Guys - it's dollars and cents. The firm has goals. If they took holidays into account for utilization they would just raise the utilization targets. I thought analysts were supposed to be good at math?
The whole calculation is BS
Agree 100%
We are evaluated against each other. The calculation is the same for all of us. THIS DOES NOT MATTER.
Just because it's used universally doesn't make it less stupid.
Nobody here is going to disagree with you...unless they are part of the management team who gets to dip into the portion of the bonus pool we all lose out on for missing utilization targets.
D4 It does to an extent. It deceptively gives the firm an excuse to say we're hitting goals vs. exceeding them
Hey M1- thanks for your insightful contribution. You know how things change? People talking about what bothers them and comparing standards in the marketplace. Also, know who are fucking up D's util #s the most this year? Managers. So step down.
M1, you're right, just because you got through it, and even acknowledge it was bad, we should never try to improve things for those younger than ourselves. What awesome leadership qualities you're exhibiting.
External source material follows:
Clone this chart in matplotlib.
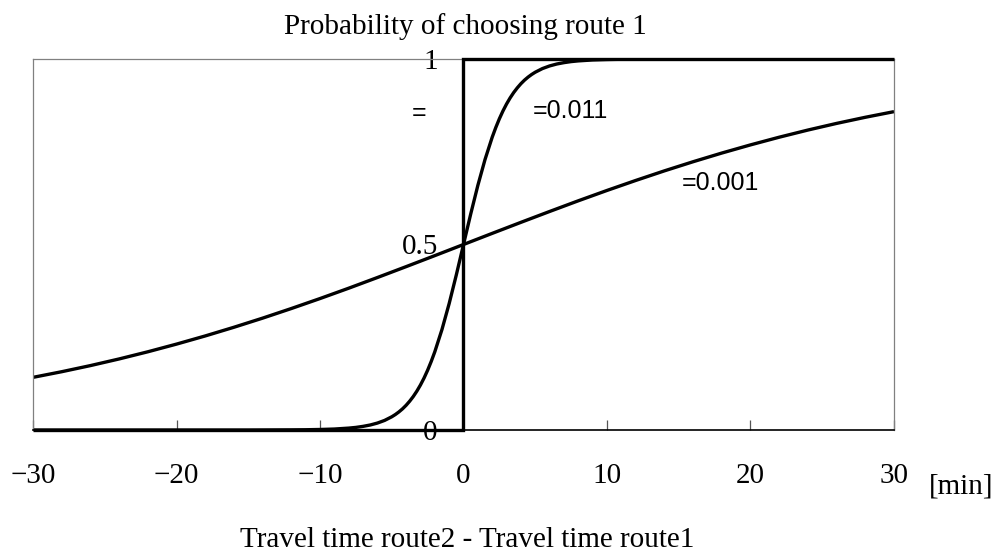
import matplotlib
matplotlib.use("Agg")
import matplotlib.pyplot as plt

# step curve (theta = infinity)
step_x = [-30, 0, 0, 30]
step_y = [0, 0, 1, 1]

# steep curve, theta = 0.011
steep_x = [-30, -15, -12, -11, -10, -9, -8, -7.5, -7, -6.5, -6, -5.5, -5, -4.75, -4.5, -4.25,
           -4, -3.75, -3.5, -3.25, -3, -2.75, -2.5, -2.25, -2, -1.5, -1, -0.5,
           0, 0.5, 1, 1.5, 2, 2.25, 2.5, 2.75, 3, 3.25, 3.5, 3.75, 4, 4.25, 4.5, 4.75,
           5, 5.5, 6, 6.5, 7, 7.5, 8, 9, 10, 11, 12, 15, 30]
steep_y = [0.0, 0.0, 0.0004, 0.0007, 0.0014, 0.0026, 0.0051, 0.0070, 0.0098, 0.0135, 0.0187,
           0.0258, 0.0356, 0.0417, 0.0488, 0.0570,
           0.0666, 0.0777, 0.0903, 0.1048, 0.1213, 0.1400, 0.1611, 0.1847, 0.2108, 0.2709,
           0.3407, 0.4182,
           0.5, 0.5818, 0.6593, 0.7291, 0.7892, 0.8153, 0.8389, 0.8600, 0.8787, 0.8952,
           0.9097, 0.9223, 0.9334, 0.9430, 0.9512, 0.9583,
           0.9644, 0.9742, 0.9813, 0.9865, 0.9902, 0.9930, 0.9949, 0.9974, 0.9986, 0.9993,
           0.9996, 1.0, 1.0]

# shallow curve, theta = 0.001
shallow_x = [-30, -28, -26, -24, -22, -20, -18, -16, -14, -12, -10, -8, -6, -4, -2, 0,
             2, 4, 6, 8, 10, 12, 14, 16, 18, 20, 22, 24, 26, 28, 30]
shallow_y = [0.1419, 0.1571, 0.1736, 0.1915, 0.2108, 0.2315, 0.2535, 0.2769, 0.3015, 0.3274,
             0.3543, 0.3822, 0.4110, 0.4403, 0.4700, 0.5,
             0.5300, 0.5597, 0.5890, 0.6178, 0.6457, 0.6726, 0.6985, 0.7231, 0.7465, 0.7685,
             0.7892, 0.8085, 0.8264, 0.8429, 0.8581]

xticks = [-30, -20, -10, 0, 10, 20, 30]
xtick_labels = ['\u221230', '\u221220', '\u221210', '0', '10', '20', '30']
yticks = [0, 0.5, 1]
ytick_labels = ['0', '0.5', '1']

serif = ['Liberation Serif', 'DejaVu Serif']
sans = ['Liberation Sans', 'DejaVu Sans']
W, H = 1002, 552

fig = plt.figure(figsize=(W / 100, H / 100), dpi=100)
ax = fig.add_axes([33 / W, 1 - 430 / H, (894 - 33) / W, (430 - 59) / H])

lw = 2.4
ax.plot(shallow_x, shallow_y, color='black', lw=lw, solid_capstyle='butt')
ax.plot(steep_x, steep_y, color='black', lw=lw, solid_capstyle='butt')
ax.plot(step_x, step_y, color='black', lw=lw, clip_on=False, zorder=5,
        solid_capstyle='butt', solid_joinstyle='miter')

ax.set_xlim(-30, 30)
ax.set_ylim(0, 1)

for s in ['left', 'top', 'right']:
    ax.spines[s].set_color('#808080')
    ax.spines[s].set_linewidth(0.9)
ax.spines['bottom'].set_color('black')
ax.spines['bottom'].set_linewidth(1.2)

ax.set_xticks(xticks)
ax.set_xticklabels(xtick_labels, fontfamily=serif, fontsize=21)
ax.tick_params(axis='x', direction='in', length=7, width=0.9, color='#555555', pad=24)
ax.set_yticks([])

# y tick labels sit just left of x = 0
sec = ax.secondary_yaxis('left')
sec.set_location(0.5)
sec.set_yticks(yticks)
sec.set_yticklabels(ytick_labels, fontfamily=serif, fontsize=21)
sec.tick_params(length=0, pad=18.5)
for s in sec.spines.values():
    s.set_visible(False)

# curve labels
ax.text(-3.1, 0.855, '=', fontfamily=sans, fontsize=18, ha='center', va='center')
ax.text(4.8, 0.86, '=0.011', fontfamily=sans, fontsize=18, ha='left', va='center')
ax.text(15.2, 0.665, '=0.001', fontfamily=sans, fontsize=18, ha='left', va='center')

fig.text(465 / W, 1 - 34 / H, 'Probability of choosing route 1', fontfamily=serif,
         fontsize=21, ha='center', va='baseline')
fig.text(961 / W, 1 - 487 / H, '[min]', fontfamily=serif, fontsize=21,
         ha='center', va='center')
fig.text(467 / W, 1 - 540 / H, 'Travel time route2 - Travel time route1', fontfamily=serif,
         fontsize=21, ha='center', va='center')

fig.savefig('out.png', dpi=100)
If people are truly expected to take time off on firm holidays, why make the expectation include holidays? Seems like we should be working off an assumption of total *possible* bill days/ hours (e.g. 248 bill days instead of 260). Makes our % targets so deceptive.
Billing 45hours a week, the math works to still take PTO and training. It keeps you motivated to not sit on the bench and own your career and finding the next opportunity.
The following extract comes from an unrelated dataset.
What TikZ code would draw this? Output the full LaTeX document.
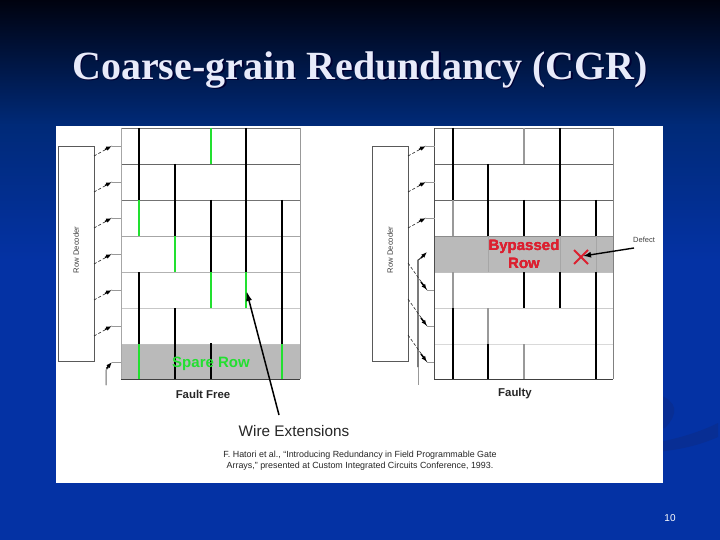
\documentclass[tikz,border=0pt]{standalone}
\usepackage{fontspec}
\setmainfont{Liberation Sans}
\newfontfamily\titlefont{Liberation Serif}
\usetikzlibrary{arrows.meta,decorations.markings}
\definecolor{bgtop}{HTML}{00020F}
\definecolor{bgmid}{HTML}{002A78}
\definecolor{bgbot}{HTML}{0432A4}
\definecolor{swoosh}{HTML}{082E94}
\definecolor{wgreen}{HTML}{22E030}
\definecolor{wred}{HTML}{DC2030}
\definecolor{titlecol}{HTML}{E8EBFA}
\tikzset{x=1pt,y=-1pt,
  blk/.style={black,line width=1.6pt},
  blkthin/.style={black,line width=1.2pt},
  grn/.style={wgreen,line width=1.6pt},
  gry/.style={gray!80,line width=1.5pt},
  band/.style={gray!70,line width=1pt},
  decoder/.style={draw=black!65,fill=white,line width=.7pt},
  rowline/.style={line width=.8pt},
  tail/.style={densely dashed,line width=.6pt,black!85},
  stub/.style={line width=.5pt,black!40},
  tip/.style={-{Latex[length=6pt,width=4.5pt]},line width=1.5pt,black},
  lbl/.style={inner sep=0pt,align=center}}
\newcommand{\rowarrow}[2]{% x of decoder edge, y of the row
  \draw[tail] (#1,#2+10) -- (#1+18,#2);
  \draw[tip] (#1+11,#2+3.5) -- (#1+18,#2);
  \draw[stub] (#1+18,#2) -- (#1+27,#2);}
\newcommand{\downarrowrow}[2]{%
  \draw[tail] (#1,#2-27) -- (#1+19,#2);
  \draw[tip] (#1+13,#2-8) -- (#1+19,#2);
  \draw[stub] (#1+19,#2) -- (#1+26,#2);}
\begin{document}
\begin{tikzpicture}
\useasboundingbox (0,0) rectangle (720,540);
% background
\fill[bgbot] (0,0) rectangle (720,540);
\shade[top color=bgtop,bottom color=bgmid] (0,0) rectangle (720,125);
\shade[top color=bgmid,bottom color=bgbot] (0,125) rectangle (720,260);
\fill[swoosh] (655,443) .. controls (680,438) and (700,432) .. (718,423) -- (718,437) .. controls (700,445) and (680,450) .. (655,452) -- cycle;
\fill[swoosh] (660,395) .. controls (676,402) and (680,412) .. (665,428) -- (660,428) -- cycle;
% title
\node[lbl,font=\titlefont\bfseries\fontsize{40}{40}\selectfont,text=black!80!blue] at (361.5,71.5) {Coarse-grain Redundancy (CGR)};
\node[lbl,font=\titlefont\bfseries\fontsize{40}{40}\selectfont,text=titlecol] (title) at (360,70) {Coarse-grain Redundancy (CGR)};
% panel
\fill[white] (56,126) rectangle (663,483);

%%% LEFT: fault free
\fill[black!27] (121,344) rectangle (300,379);
\foreach \y/\c in {128/55,164/60,200/55,236/35,272/30,308/22,344/25}
  \draw[rowline,black!\c] (121,\y) -- (300,\y);
\draw[rowline,black!75] (121,379.5) -- (300,379.5);
\draw[rowline,black!35] (121,128) -- (121,379);
\draw[rowline,black!40] (300,128) -- (300,379);
\foreach \a/\b in {128/200,272/344} \draw[blk] (139,\a) -- (139,\b);
\draw[grn] (139,200) -- (139,236);
\draw[grn] (139,344) -- (139,379);
\draw[blk] (175,164) -- (175,236);
\draw[grn] (175,236) -- (175,272);
\draw[blk] (175,308) -- (175,379);
\draw[grn] (211,128) -- (211,164);
\draw[blk] (211,200) -- (211,272);
\draw[grn] (211,272) -- (211,308);
\draw[blk] (211,343) -- (211,379);
\draw[blkthin] (246,128) -- (246,272);
\draw[grn] (246,272) -- (246,308);
\draw[blkthin] (282,200) -- (282,344);
\draw[grn] (282,344) -- (282,379);
\node[decoder,minimum width=36pt,minimum height=215pt,inner sep=0pt] (decL) at (76,253.5) {};
\node[lbl,rotate=90,font=\fontsize{7.7}{8}\selectfont,text=black!75] (decLt) at (76,250) {Row Decoder};
\foreach \y in {146,182,218,254,290,326} \rowarrow{94}{\y}
\draw[stub] (106,385) -- (106,370) -- (109,367);
\draw[tip] (106.5,368.5) -- (112,362);
\draw[stub] (112,362) -- (121,362);
\node[lbl,font=\bfseries\fontsize{15}{15}\selectfont,text=wgreen] (spare) at (211,364) {Spare Row};
\node[lbl,font=\bfseries\fontsize{11.4}{12}\selectfont,text=black!85] (ff) at (203,394) {Fault Free};

%%% RIGHT: faulty
\fill[black!27] (434,236) rectangle (613,272);
\foreach \y/\c in {128/55,164/60,200/60,236/45,272/25,308/20,344/15}
  \draw[rowline,black!\c] (434,\y) -- (613,\y);
\draw[rowline,black!75] (434,379.5) -- (613,379.5);
\draw[rowline,black!70] (434,128) -- (434,379);
\draw[rowline,black!50] (613,128) -- (613,379);
\draw[blk] (453,128) -- (453,200);
\draw[gry] (453,200) -- (453,236);
\draw[gry] (453,272) -- (453,308);
\draw[blk] (453,308) -- (453,379);
\draw[blkthin] (488,164) -- (488,236);
\draw[band] (488,236) -- (488,272);
\draw[gry] (488,308) -- (488,344);
\draw[blkthin] (488,344) -- (488,379);
\draw[gry] (524,128) -- (524,164);
\draw[blk] (524,200) -- (524,236);
\draw[blk] (524,272) -- (524,308);
\draw[gry] (524,344) -- (524,379);
\draw[blk] (560,128) -- (560,236);
\draw[band] (560,236) -- (560,272);
\draw[blk] (560,272) -- (560,308);
\draw[blk] (596,200) -- (596,236);
\draw[band] (596,236) -- (596,272);
\draw[blk] (596,272) -- (596,379);
\node[decoder,minimum width=36pt,minimum height=215pt,inner sep=0pt] (decR) at (390,253.5) {};
\node[lbl,rotate=90,font=\fontsize{7.7}{8}\selectfont,text=black!75] (decRt) at (390,250) {Row Decoder};
\foreach \y in {146,182,218} \rowarrow{408}{\y}
\draw[stub,black!70,line width=.7pt] (418,367) -- (418,260) -- (421,258);
\draw[stub] (418,367) -- (418,385);
\draw[tip] (421,258) -- (427,252);
\foreach \y in {290,326,362} \downarrowrow{408}{\y}
\node[lbl,font=\bfseries\fontsize{15}{18}\selectfont,text=wred] (byp) at (524,254) {Bypassed\\Row};
\node[lbl,font=\bfseries\fontsize{11.4}{12}\selectfont,text=black!85] (fty) at (515,394) {Faulty};
\coordinate (defect) at (581,257);
\draw[wred,line width=1.8pt] (574,250) -- (588,264) (574,264) -- (588,250);
\node[lbl,font=\fontsize{7.5}{8}\selectfont,text=black!75] (dlab) at (644,240) {Defect};
\coordinate (dfrom) at (634,248);
\draw[-{Latex[length=8pt,width=6pt]},line width=1.4pt,black] (dfrom) -- (583,256);

%%% bottom labels
\node[lbl,font=\fontsize{15.3}{16}\selectfont,text=black!85] (wire) at (294,431) {Wire Extensions};
\coordinate (wtip) at (246.5,291);
\draw[-{Latex[length=10pt,width=6pt]},line width=1.5pt,black] (279,415) -- (wtip);
\node[lbl,font=\fontsize{8.9}{11}\selectfont,text=black!85] (cite) at (360,460.5) {F. Hatori et al., ``Introducing Redundancy in Field Programmable Gate\\Arrays,'' presented at Custom Integrated Circuits Conference, 1993.};
\node[lbl,font=\fontsize{10}{10}\selectfont,text=white] (num) at (670,518) {10};
\end{tikzpicture}
\end{document}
A lot of the assumptions here are also based on 45 billable. Many projects only allow 40
D3- you're missing the point. The messaging is inherently deceptive. Say you're an SC and you're told your target is 87% or 1800 hours. In reality, since you're measured at 2,080 hours, your target % is actually about 91%. By not factoring in holidays, you're inadvertently telling people that time off actually doesn't matter. I'd be curious what targets are for firms by level who do factor in time off. I'd be willing to bet they are not as commensurately high as Ds are.
@D2 for tech c's it's 95% 😖
Lol D4 so naive. No, util metrics are not measured against your peer group, I guarantee you if you don't hit your target this year, you will not get promo'd, even if most of your peer group does not make target.
Utilization = Revenue
All that really matters is what you generate
OP is totally wrong. I didn't hit utilization goal last year, got a 1 and was promoted.
Please correct me if I'm wrong, but at 25 PTO days and 12 holidays, if you bill 9 hours a day on all other working days, that leaves you with just a 15 day cushion to hit 90%. Now throw in 3-5 days of training at DU and you're at 10-12 days of cushion before you miss the 90% target. So if you experience a 2 week (10 working day) haul on the bench early in the year, you HAVE to sacrifice your PTO to have any chance of hitting your 90% target unless you get on a project that allows you to book +9 hrs a day to make up the deficit.
Agreed. Deloitte US has worse policies in this regard than other member firms. Australia doesn't count PTO against utilization, and the U.K. has more reasonable targets.